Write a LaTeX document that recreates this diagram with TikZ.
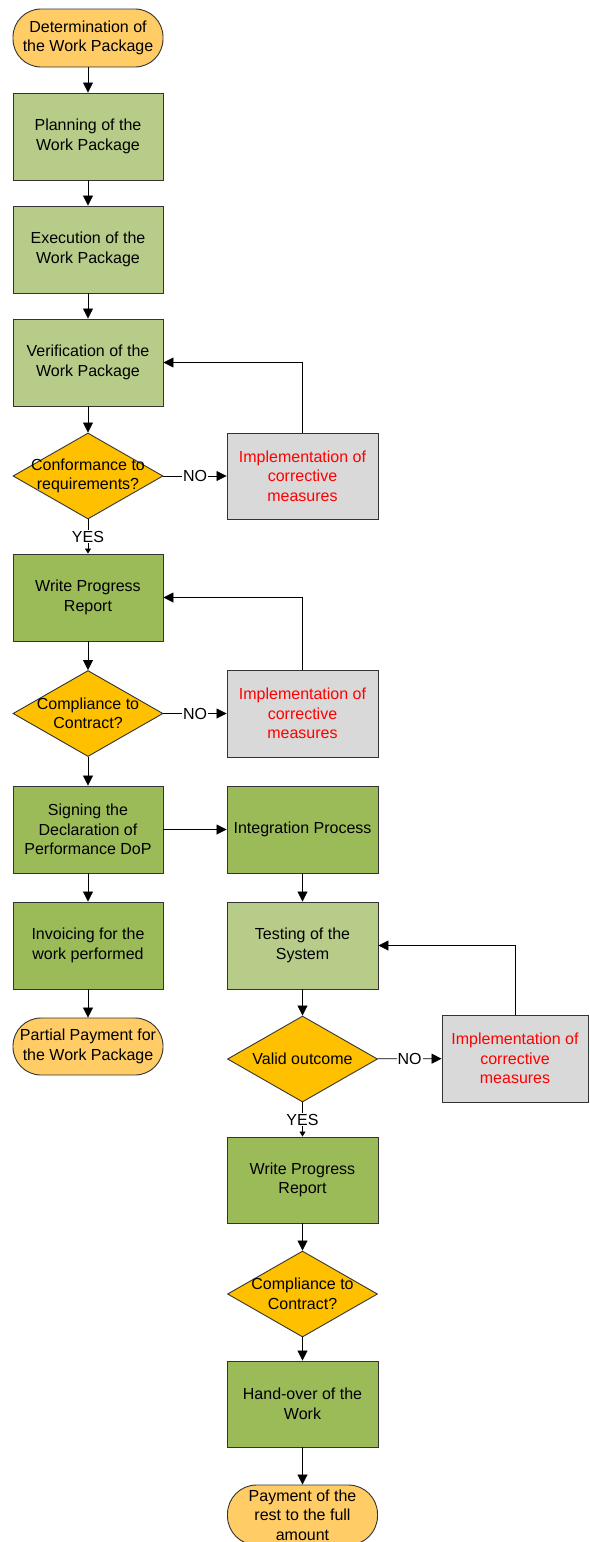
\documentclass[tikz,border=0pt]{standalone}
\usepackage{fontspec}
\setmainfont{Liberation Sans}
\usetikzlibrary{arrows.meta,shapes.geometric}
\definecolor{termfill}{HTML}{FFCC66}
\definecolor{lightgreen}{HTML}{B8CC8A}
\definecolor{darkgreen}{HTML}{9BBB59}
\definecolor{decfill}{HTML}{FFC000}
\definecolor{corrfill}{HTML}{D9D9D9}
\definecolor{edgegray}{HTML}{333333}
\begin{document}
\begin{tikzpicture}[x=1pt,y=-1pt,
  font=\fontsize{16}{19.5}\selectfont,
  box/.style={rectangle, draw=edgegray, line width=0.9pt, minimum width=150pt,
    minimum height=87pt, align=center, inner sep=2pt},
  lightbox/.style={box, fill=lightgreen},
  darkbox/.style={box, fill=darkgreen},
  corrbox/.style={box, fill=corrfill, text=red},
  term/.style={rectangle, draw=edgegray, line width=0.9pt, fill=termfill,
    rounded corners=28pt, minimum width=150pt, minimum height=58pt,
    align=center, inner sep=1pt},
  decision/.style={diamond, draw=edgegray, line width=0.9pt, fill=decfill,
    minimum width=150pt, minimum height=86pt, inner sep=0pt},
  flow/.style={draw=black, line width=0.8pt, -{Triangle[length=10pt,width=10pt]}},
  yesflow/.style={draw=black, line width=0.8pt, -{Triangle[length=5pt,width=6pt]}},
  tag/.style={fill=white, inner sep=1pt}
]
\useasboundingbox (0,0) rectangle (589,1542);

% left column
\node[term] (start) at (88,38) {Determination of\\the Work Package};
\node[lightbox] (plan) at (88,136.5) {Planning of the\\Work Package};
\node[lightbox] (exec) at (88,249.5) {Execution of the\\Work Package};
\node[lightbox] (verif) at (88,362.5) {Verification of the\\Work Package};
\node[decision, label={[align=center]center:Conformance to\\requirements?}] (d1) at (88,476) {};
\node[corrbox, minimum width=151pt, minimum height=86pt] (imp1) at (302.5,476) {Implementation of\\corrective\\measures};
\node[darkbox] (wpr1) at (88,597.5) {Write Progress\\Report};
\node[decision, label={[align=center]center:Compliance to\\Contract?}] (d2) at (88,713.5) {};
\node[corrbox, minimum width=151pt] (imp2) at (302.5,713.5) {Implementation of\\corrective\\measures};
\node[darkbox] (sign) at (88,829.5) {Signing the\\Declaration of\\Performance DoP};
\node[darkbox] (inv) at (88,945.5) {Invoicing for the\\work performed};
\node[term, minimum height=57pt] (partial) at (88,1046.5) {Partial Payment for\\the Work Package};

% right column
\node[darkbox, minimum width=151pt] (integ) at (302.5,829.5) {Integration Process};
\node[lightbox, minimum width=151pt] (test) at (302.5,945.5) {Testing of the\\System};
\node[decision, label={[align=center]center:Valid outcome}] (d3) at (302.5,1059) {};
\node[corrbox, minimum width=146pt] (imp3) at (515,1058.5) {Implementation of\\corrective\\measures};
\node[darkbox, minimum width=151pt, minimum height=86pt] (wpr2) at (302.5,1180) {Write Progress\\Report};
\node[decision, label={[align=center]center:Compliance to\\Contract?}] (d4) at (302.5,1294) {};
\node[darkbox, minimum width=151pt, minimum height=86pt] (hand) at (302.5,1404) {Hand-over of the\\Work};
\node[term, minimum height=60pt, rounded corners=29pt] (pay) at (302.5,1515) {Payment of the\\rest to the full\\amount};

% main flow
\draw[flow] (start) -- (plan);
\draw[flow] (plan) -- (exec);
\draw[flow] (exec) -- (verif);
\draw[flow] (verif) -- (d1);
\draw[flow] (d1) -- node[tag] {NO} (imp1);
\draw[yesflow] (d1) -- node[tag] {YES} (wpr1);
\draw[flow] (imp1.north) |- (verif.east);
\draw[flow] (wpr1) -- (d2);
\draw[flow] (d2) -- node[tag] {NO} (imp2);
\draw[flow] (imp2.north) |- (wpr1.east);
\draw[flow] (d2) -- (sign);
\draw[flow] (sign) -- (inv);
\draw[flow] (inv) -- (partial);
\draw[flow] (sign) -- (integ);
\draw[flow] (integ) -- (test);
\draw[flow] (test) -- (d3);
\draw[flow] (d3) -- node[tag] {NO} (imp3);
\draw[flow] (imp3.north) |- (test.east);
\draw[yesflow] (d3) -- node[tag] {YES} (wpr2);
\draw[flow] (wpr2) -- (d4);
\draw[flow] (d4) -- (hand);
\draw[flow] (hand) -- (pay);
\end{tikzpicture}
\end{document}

[AIM OF THE TASK] From the opening line of the listing above through the line bearing "(0,0) rectangle (589,1542);", repeat each line exactly. Drop every picture.

[ANSWER FOR THE TASK]
Write a LaTeX document that recreates this diagram with TikZ.
\documentclass[tikz,border=0pt]{standalone}
\usepackage{fontspec}
\setmainfont{Liberation Sans}
\usetikzlibrary{arrows.meta,shapes.geometric}
\definecolor{termfill}{HTML}{FFCC66}
\definecolor{lightgreen}{HTML}{B8CC8A}
\definecolor{darkgreen}{HTML}{9BBB59}
\definecolor{decfill}{HTML}{FFC000}
\definecolor{corrfill}{HTML}{D9D9D9}
\definecolor{edgegray}{HTML}{333333}
\begin{document}
\begin{tikzpicture}[x=1pt,y=-1pt,
  font=\fontsize{16}{19.5}\selectfont,
  box/.style={rectangle, draw=edgegray, line width=0.9pt, minimum width=150pt,
    minimum height=87pt, align=center, inner sep=2pt},
  lightbox/.style={box, fill=lightgreen},
  darkbox/.style={box, fill=darkgreen},
  corrbox/.style={box, fill=corrfill, text=red},
  term/.style={rectangle, draw=edgegray, line width=0.9pt, fill=termfill,
    rounded corners=28pt, minimum width=150pt, minimum height=58pt,
    align=center, inner sep=1pt},
  decision/.style={diamond, draw=edgegray, line width=0.9pt, fill=decfill,
    minimum width=150pt, minimum height=86pt, inner sep=0pt},
  flow/.style={draw=black, line width=0.8pt, -{Triangle[length=10pt,width=10pt]}},
  yesflow/.style={draw=black, line width=0.8pt, -{Triangle[length=5pt,width=6pt]}},
  tag/.style={fill=white, inner sep=1pt}
]
\useasboundingbox (0,0) rectangle (589,1542);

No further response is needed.